Une mémoire disproportionnée a un autre inconvénient ; elle favorise la tricherie et encourage la paresse.

Faire un effort personnel, juger par soi-même coûte toujours un peu ; on servira l’opinion de son journal ; si on écrit un livre, on multipliera les citations. Dans les circonstances délicates de la vie, on attendra les jugements des autres pour les adopter. Cela est sot et dangereux, car les facultés mentales se paralysent quand on ne les exerce pas ; moins on exerce son jugement, moins on en a.
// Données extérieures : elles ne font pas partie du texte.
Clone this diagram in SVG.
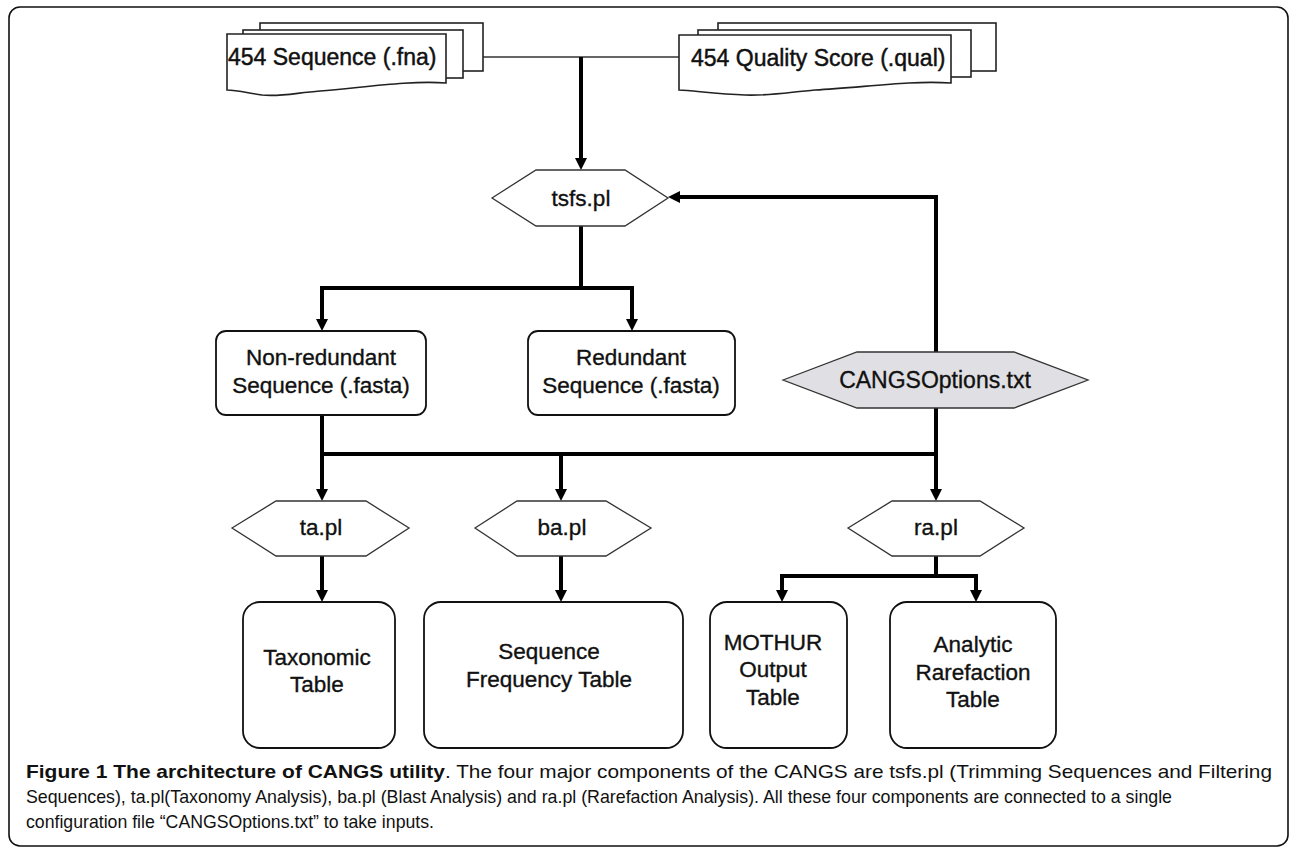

Un élève paresseux, qui a de la mémoire, préférera apprendre bêtement le mot à mot d’un morceau qu’il ne comprend pas, plutôt que d’en chercher le sens, ce qui lui coûterait un bien petit effort.

J’ai observé les conséquences d’une mémoire exagérée chez un jeune Méridional qui est réellement très peu intelligent, et si ses parents ont réussi à le faire entrer dans une carrière libérale, c’est tout justement à cause de sa mémoire. Celle-ci est vraiment exceptionnelle ; il me fait l’effet d’un Bottin vivant ; il s’est servi de cette faculté merveilleuse pour cacher aux yeux de tous son incurable débilité d’esprit.